Schutze apparently made it to his Philosophy for Totalitarians classes, but he skipped American History and Constitutional Law, as his claim that “no thinker important to the laws of this nation has questioned his basic premise” demonstrates.

Consider, for example, our Constitution. It could well have been drafted by people using Leviathan as a guide of what not to do.

The Leviathan of which Schutze is so enamored is exactly what wiser Constitutional Convention attendees were trying to avoid. They wanted a government that would serve free individuals, not own them. A government which would protect individual rights.

That includes the right to presumed innocence. True, they didn’t use the formal phrase in the Constitution. But they certainly included it by detail in the Fifth, Sixth, and Fourteenth Amendments. And that specific right to be armed without being automatically assumed guilty is protected by the Second.

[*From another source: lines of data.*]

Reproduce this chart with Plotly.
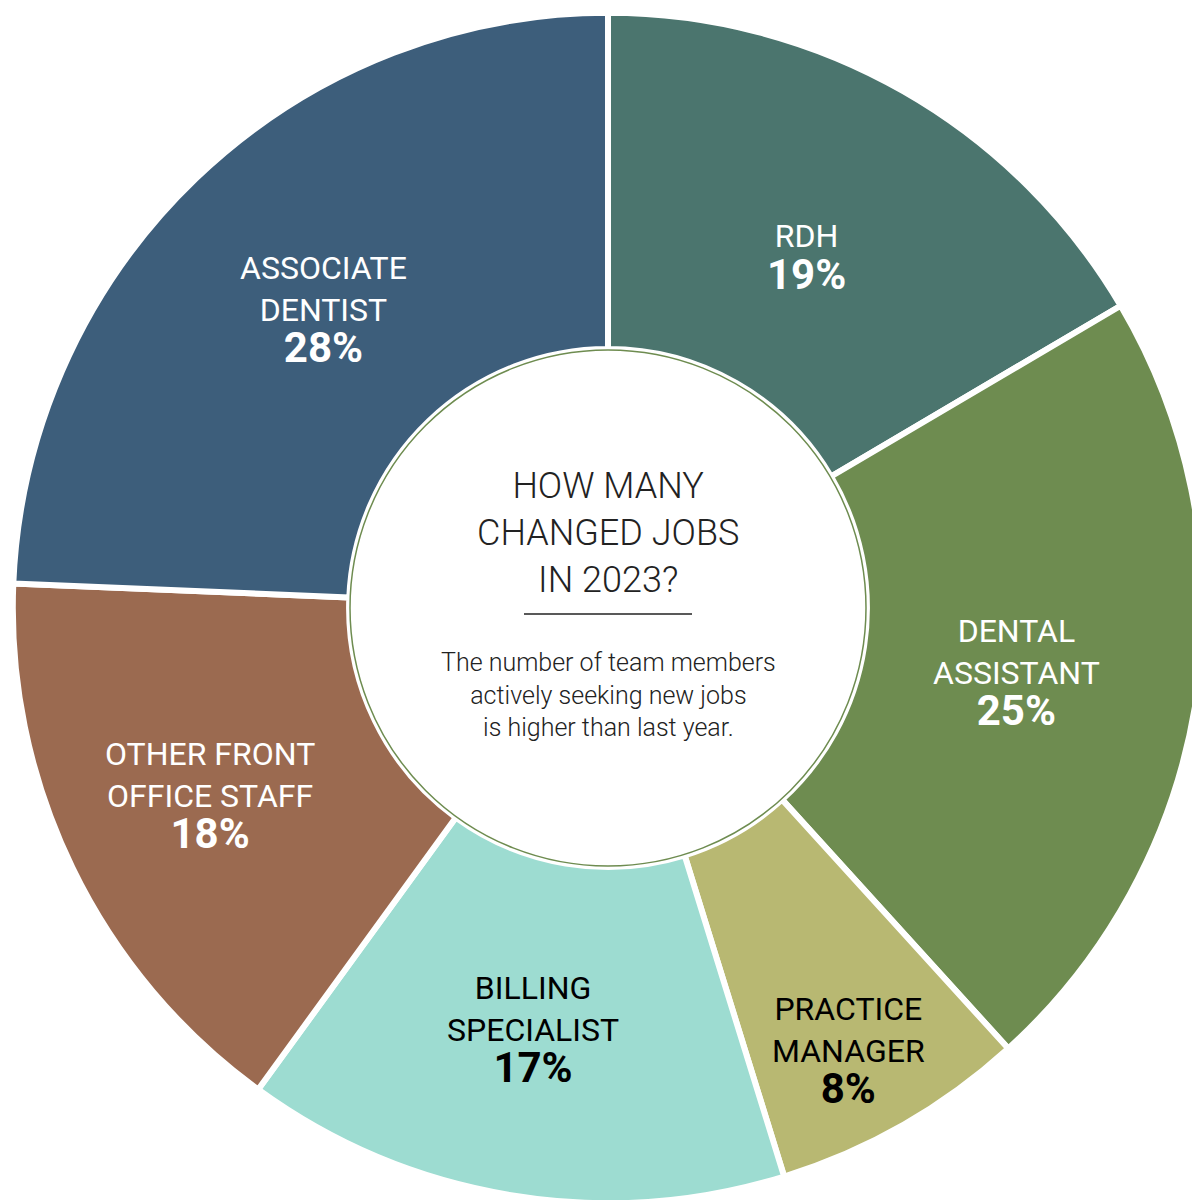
import plotly.graph_objects as go

categories = ["RDH", "DENTAL<br>ASSISTANT", "PRACTICE<br>MANAGER", "BILLING<br>SPECIALIST", "OTHER FRONT<br>OFFICE STAFF", "ASSOCIATE<br>DENTIST"]
values = [19, 25, 8, 17, 18, 28]
colors = ["#4b756e", "#6e8c50", "#b8b872", "#9ddcd1", "#9b6a50", "#3d5e7b"]
text_colors = ["white", "white", "black", "black", "white", "white"]
label_pos = [(798, 250), (1008, 665), (840, 1043), (525, 1022), (202, 788), (315, 303)]

fig = go.Figure(go.Pie(
    values=values, labels=categories, sort=False, direction="clockwise", rotation=0,
    hole=0.435, marker=dict(colors=colors, line=dict(color="white", width=6)),
    textinfo="none", hoverinfo="label+percent", showlegend=False,
    domain=dict(x=[0.004, 0.996], y=[0.004, 0.996]),
))

ann = []
for c, v, tc, (x, y) in zip(categories, values, text_colors, label_pos):
    ann.append(dict(x=x / 1200, y=1 - y / 1200, xref="paper", yref="paper", showarrow=False,
                    xanchor="center", yanchor="middle",
                    text=f"{c}<br><b><span style='font-size:42px'>{v}%</span></b>",
                    font=dict(family="Roboto", size=32, color=tc), align="center"))
ann.append(dict(x=0.5, y=1 - 525 / 1200, xref="paper", yref="paper", showarrow=False,
                xanchor="center", yanchor="middle",
                text="HOW MANY<br>CHANGED JOBS<br>IN 2023?", align="center",
                font=dict(family="Roboto Light, Roboto", size=36, color="#222")))
ann.append(dict(x=0.5, y=1 - 687 / 1200, xref="paper", yref="paper", showarrow=False,
                xanchor="center", yanchor="middle",
                text="The number of team members<br>actively seeking new jobs<br>is higher than last year.",
                align="center", font=dict(family="Roboto Light, Roboto", size=25, color="#222")))

fig.update_layout(
    width=1200, height=1200, margin=dict(l=0, r=0, t=0, b=0),
    paper_bgcolor="white", plot_bgcolor="white", annotations=ann,
    shapes=[
        dict(type="circle", xref="paper", yref="paper", x0=342/1200, x1=858/1200,
             y0=1-858/1200, y1=1-342/1200, line=dict(color="#6e8c50", width=1.5)),
        dict(type="line", xref="paper", yref="paper", x0=516/1200, x1=684/1200,
             y0=1-606/1200, y1=1-606/1200, line=dict(color="#222", width=1.5)),
    ],
)
fig.write_html("out.html")
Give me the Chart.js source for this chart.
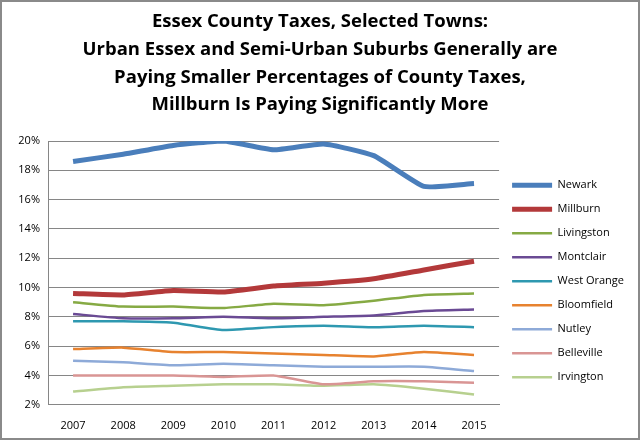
<!DOCTYPE html>
<html>
<head>
<meta charset="utf-8">
<script src="https://cdn.jsdelivr.net/npm/chart.js@4"></script>
<style>
  html, body { margin: 0; padding: 0; background: #fff; }
  #wrap { position: relative; width: 636px; height: 436px; border: 2px solid #8a8a8a; }
</style>
</head>
<body>
<div id="wrap"><canvas id="c"></canvas></div>
<script>
const years = ['2007', '2008', '2009', '2010', '2011', '2012', '2013', '2014', '2015'];

const newark = [18.6, 19.1, 19.7, 20.0, 19.4, 19.8, 19.0, 16.9, 17.1];
const millburn = [9.6, 9.5, 9.8, 9.7, 10.1, 10.3, 10.6, 11.2, 11.8];
const livingston = [9.0, 8.7, 8.7, 8.6, 8.9, 8.8, 9.1, 9.5, 9.6];
const montclair = [8.2, 7.9, 7.9, 8.0, 7.9, 8.0, 8.1, 8.4, 8.5];
const westOrange = [7.7, 7.7, 7.6, 7.1, 7.3, 7.4, 7.3, 7.4, 7.3];
const bloomfield = [5.8, 5.9, 5.6, 5.6, 5.5, 5.4, 5.3, 5.6, 5.4];
const nutley = [5.0, 4.9, 4.7, 4.8, 4.7, 4.6, 4.6, 4.6, 4.3];
const belleville = [4.0, 4.0, 4.0, 3.9, 4.0, 3.4, 3.6, 3.6, 3.5];
const irvington = [2.9, 3.2, 3.3, 3.4, 3.4, 3.3, 3.4, 3.1, 2.7];

const titleLines = [
  'Essex County Taxes, Selected Towns:',
  'Urban Essex and Semi-Urban Suburbs Generally are',
  'Paying Smaller Percentages of County Taxes,',
  'Millburn Is Paying Significantly More',
];

function series(label, data, color, width) {
  return {
    label, data,
    borderColor: color, backgroundColor: color,
    borderWidth: width, pointRadius: 0, tension: 0.15,
  };
}

new Chart(document.getElementById('c'), {
  type: 'line',
  data: {
    labels: years,
    datasets: [
      series('Newark', newark, '#4a7ebb', 5),
      series('Millburn', millburn, '#b3393a', 5),
      series('Livingston', livingston, '#86aa44', 2.5),
      series('Montclair', montclair, '#6a4a94', 2.5),
      series('West Orange', westOrange, '#2e98b0', 2.5),
      series('Bloomfield', bloomfield, '#e7822f', 2.5),
      series('Nutley', nutley, '#8eaad8', 2.5),
      series('Belleville', belleville, '#d99594', 2.5),
      series('Irvington', irvington, '#b7d08f', 2.5),
    ],
  },
  options: {
    responsive: true,
    maintainAspectRatio: false,
    animation: false,
    layout: { padding: { left: 4, right: 4, bottom: 0, top: 0 } },
    plugins: {
      title: {
        display: true,
        text: titleLines,
        color: '#000',
        font: { family: 'Open Sans', size: 18.5, weight: 'bold', lineHeight: 1.5 },
        padding: { top: 6, bottom: 22 },
      },
      legend: {
        position: 'right',
        // blank legend title just pushes the entries down to line up with the plot
        title: { display: true, text: ' ', padding: 54 },
        labels: {
          usePointStyle: true,
          pointStyle: 'line',
          pointStyleWidth: 40,
          padding: 13,
          color: '#000',
          font: { family: 'Open Sans', size: 11 },
        },
      },
      tooltip: { enabled: false },
    },
    scales: {
      x: {
        offset: true,
        grid: { display: false },
        border: { color: '#868686' },
        ticks: { color: '#000', font: { family: 'Open Sans', size: 11 }, padding: 6 },
      },
      y: {
        min: 2, max: 20,
        afterFit: (s) => { s.width = 42; },
        grid: { color: '#868686', drawTicks: false },
        border: { color: '#868686' },
        ticks: {
          stepSize: 2, padding: 8, color: '#000',
          font: { family: 'Open Sans', size: 11 },
          callback: (v) => v + '%',
        },
      },
    },
  },
});
</script>
</body>
</html>
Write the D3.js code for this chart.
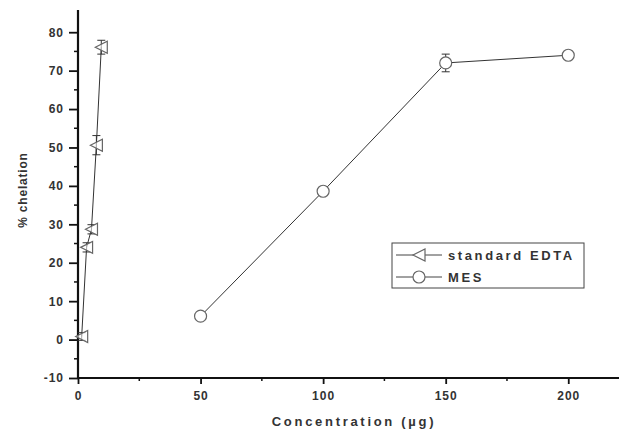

Yes, the police do need to defer to the rights of citizens, lacking any actual probable cause to believe an actual crime has been committed.

Ah, but then Schutze goes on to say…

But the more important thing is that the truth is exactly the opposite of what the paper suggests. It is the citizen gun owner who has an obligation of deference to the police. Always.

No. No one owes deference to police violating the law. No one owed deference to the Georgia police officer many years ago, who made unfounded traffic stops of attractive women to extort sexual favors. Atatiana Jefferson owed no deference to the officer who shot her on sight, without even completing a verbal command.

The only deference police should receive from citizens is reasonable compliance with lawful commands. Times may have changed since I was in military service, but back then we were specifically taught that not only should we not obey unlawful orders, but we could have an obligation to actively prevent unlawful acts by our superiors.

Arresting or shooting an innocent citizen merely because they possessed a firearm is not lawful.

The Supreme Court, in Coffin v. United States, 156 U.S. 432 (1895), explained this:

The principle that there is a presumption of innocence in favor of the accused is the undoubted law, axiomatic and elementary, and its enforcement lies at the foundation of the administration of our criminal law …

Possession of a firearm is not automatically a crime. Because some developmentally challenged politicians had trouble with the concept, we had the Heller and McDonald decisions. They are — slowly — learning.

Now we need to get police departments off the short bus, and to recognize that private citizens want go home safe at the end of their shift, too.